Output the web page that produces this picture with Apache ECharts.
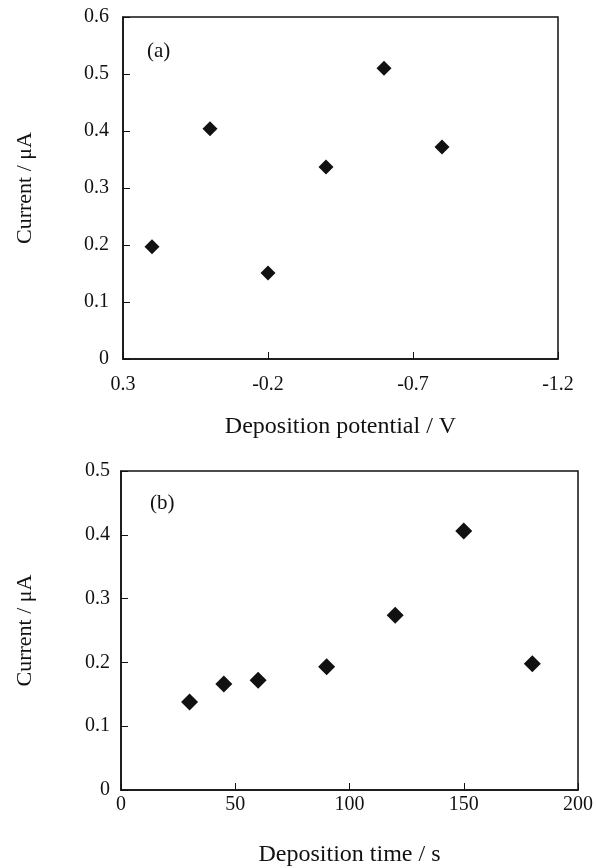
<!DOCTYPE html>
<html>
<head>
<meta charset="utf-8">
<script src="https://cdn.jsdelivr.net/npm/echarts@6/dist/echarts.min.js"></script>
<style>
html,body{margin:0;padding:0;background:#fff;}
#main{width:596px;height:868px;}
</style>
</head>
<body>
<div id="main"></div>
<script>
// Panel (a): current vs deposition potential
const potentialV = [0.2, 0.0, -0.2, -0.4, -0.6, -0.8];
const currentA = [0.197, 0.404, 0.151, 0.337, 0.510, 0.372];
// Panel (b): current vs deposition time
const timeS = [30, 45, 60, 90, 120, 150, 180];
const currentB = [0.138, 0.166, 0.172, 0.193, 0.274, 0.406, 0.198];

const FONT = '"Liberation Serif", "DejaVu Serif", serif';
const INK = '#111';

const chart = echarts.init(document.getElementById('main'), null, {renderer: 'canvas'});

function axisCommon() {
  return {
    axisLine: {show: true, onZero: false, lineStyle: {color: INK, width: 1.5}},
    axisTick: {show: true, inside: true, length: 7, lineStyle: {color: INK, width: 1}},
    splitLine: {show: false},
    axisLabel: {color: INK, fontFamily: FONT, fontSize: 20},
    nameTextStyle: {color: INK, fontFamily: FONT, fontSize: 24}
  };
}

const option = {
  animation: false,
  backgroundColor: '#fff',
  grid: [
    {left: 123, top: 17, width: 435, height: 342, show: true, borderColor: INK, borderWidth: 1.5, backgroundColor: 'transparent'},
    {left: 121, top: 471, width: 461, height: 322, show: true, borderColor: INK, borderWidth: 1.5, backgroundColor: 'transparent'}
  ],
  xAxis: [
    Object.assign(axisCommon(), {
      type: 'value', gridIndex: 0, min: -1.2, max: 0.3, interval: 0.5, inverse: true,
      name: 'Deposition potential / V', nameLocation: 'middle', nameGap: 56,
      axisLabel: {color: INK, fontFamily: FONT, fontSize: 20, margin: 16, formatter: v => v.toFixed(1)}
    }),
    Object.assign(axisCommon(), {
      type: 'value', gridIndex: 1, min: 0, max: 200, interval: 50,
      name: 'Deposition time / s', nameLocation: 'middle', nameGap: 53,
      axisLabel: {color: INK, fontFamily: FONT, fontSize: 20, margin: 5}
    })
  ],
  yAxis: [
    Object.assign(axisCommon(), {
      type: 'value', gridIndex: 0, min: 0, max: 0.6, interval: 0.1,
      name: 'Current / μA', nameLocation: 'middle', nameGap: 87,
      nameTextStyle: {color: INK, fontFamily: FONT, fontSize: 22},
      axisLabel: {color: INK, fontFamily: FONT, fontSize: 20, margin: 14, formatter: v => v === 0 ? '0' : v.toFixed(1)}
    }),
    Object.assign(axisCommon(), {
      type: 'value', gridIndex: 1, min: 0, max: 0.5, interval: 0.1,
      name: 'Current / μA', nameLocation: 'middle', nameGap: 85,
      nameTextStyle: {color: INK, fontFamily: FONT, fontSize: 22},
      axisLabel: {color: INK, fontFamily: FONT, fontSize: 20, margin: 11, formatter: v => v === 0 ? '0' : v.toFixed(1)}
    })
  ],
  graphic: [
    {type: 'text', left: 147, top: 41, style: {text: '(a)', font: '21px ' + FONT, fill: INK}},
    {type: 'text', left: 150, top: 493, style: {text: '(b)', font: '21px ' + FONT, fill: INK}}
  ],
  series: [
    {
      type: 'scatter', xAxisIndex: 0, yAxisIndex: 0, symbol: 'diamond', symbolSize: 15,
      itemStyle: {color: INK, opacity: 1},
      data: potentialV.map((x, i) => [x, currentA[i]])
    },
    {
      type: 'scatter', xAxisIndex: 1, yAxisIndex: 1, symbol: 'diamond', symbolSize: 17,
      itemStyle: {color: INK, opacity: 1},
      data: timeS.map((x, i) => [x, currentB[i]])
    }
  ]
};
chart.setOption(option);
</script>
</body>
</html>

Goal of the exercise>
Send back the data above word for word, with the pictures left out.

Exercise result>
Output the web page that produces this picture with Apache ECharts.
<!DOCTYPE html>
<html>
<head>
<meta charset="utf-8">
<script src="https://cdn.jsdelivr.net/npm/echarts@6/dist/echarts.min.js"></script>
<style>
html,body{margin:0;padding:0;background:#fff;}
#main{width:596px;height:868px;}
</style>
</head>
<body>
<div id="main"></div>
<script>
// Panel (a): current vs deposition potential
const potentialV = [0.2, 0.0, -0.2, -0.4, -0.6, -0.8];
const currentA = [0.197, 0.404, 0.151, 0.337, 0.510, 0.372];
// Panel (b): current vs deposition time
const timeS = [30, 45, 60, 90, 120, 150, 180];
const currentB = [0.138, 0.166, 0.172, 0.193, 0.274, 0.406, 0.198];

const FONT = '"Liberation Serif", "DejaVu Serif", serif';
const INK = '#111';

const chart = echarts.init(document.getElementById('main'), null, {renderer: 'canvas'});

function axisCommon() {
  return {
    axisLine: {show: true, onZero: false, lineStyle: {color: INK, width: 1.5}},
    axisTick: {show: true, inside: true, length: 7, lineStyle: {color: INK, width: 1}},
    splitLine: {show: false},
    axisLabel: {color: INK, fontFamily: FONT, fontSize: 20},
    nameTextStyle: {color: INK, fontFamily: FONT, fontSize: 24}
  };
}

const option = {
  animation: false,
  backgroundColor: '#fff',
  grid: [
    {left: 123, top: 17, width: 435, height: 342, show: true, borderColor: INK, borderWidth: 1.5, backgroundColor: 'transparent'},
    {left: 121, top: 471, width: 461, height: 322, show: true, borderColor: INK, borderWidth: 1.5, backgroundColor: 'transparent'}
  ],
  xAxis: [
    Object.assign(axisCommon(), {
      type: 'value', gridIndex: 0, min: -1.2, max: 0.3, interval: 0.5, inverse: true,
      name: 'Deposition potential / V', nameLocation: 'middle', nameGap: 56,
      axisLabel: {color: INK, fontFamily: FONT, fontSize: 20, margin: 16, formatter: v => v.toFixed(1)}
    }),
    Object.assign(axisCommon(), {
      type: 'value', gridIndex: 1, min: 0, max: 200, interval: 50,
      name: 'Deposition time / s', nameLocation: 'middle', nameGap: 53,
      axisLabel: {color: INK, fontFamily: FONT, fontSize: 20, margin: 5}
    })
  ],
  yAxis: [
    Object.assign(axisCommon(), {
      type: 'value', gridIndex: 0, min: 0, max: 0.6, interval: 0.1,
      name: 'Current / μA', nameLocation: 'middle', nameGap: 87,
      nameTextStyle: {color: INK, fontFamily: FONT, fontSize: 22},
      axisLabel: {color: INK, fontFamily: FONT, fontSize: 20, margin: 14, formatter: v => v === 0 ? '0' : v.toFixed(1)}
    }),
    Object.assign(axisCommon(), {
      type: 'value', gridIndex: 1, min: 0, max: 0.5, interval: 0.1,
      name: 'Current / μA', nameLocation: 'middle', nameGap: 85,
      nameTextStyle: {color: INK, fontFamily: FONT, fontSize: 22},
      axisLabel: {color: INK, fontFamily: FONT, fontSize: 20, margin: 11, formatter: v => v === 0 ? '0' : v.toFixed(1)}
    })
  ],
  graphic: [
    {type: 'text', left: 147, top: 41, style: {text: '(a)', font: '21px ' + FONT, fill: INK}},
    {type: 'text', left: 150, top: 493, style: {text: '(b)', font: '21px ' + FONT, fill: INK}}
  ],
  series: [
    {
      type: 'scatter', xAxisIndex: 0, yAxisIndex: 0, symbol: 'diamond', symbolSize: 15,
      itemStyle: {color: INK, opacity: 1},
      data: potentialV.map((x, i) => [x, currentA[i]])
    },
    {
      type: 'scatter', xAxisIndex: 1, yAxisIndex: 1, symbol: 'diamond', symbolSize: 17,
      itemStyle: {color: INK, opacity: 1},
      data: timeS.map((x, i) => [x, currentB[i]])
    }
  ]
};
chart.setOption(option);
</script>
</body>
</html>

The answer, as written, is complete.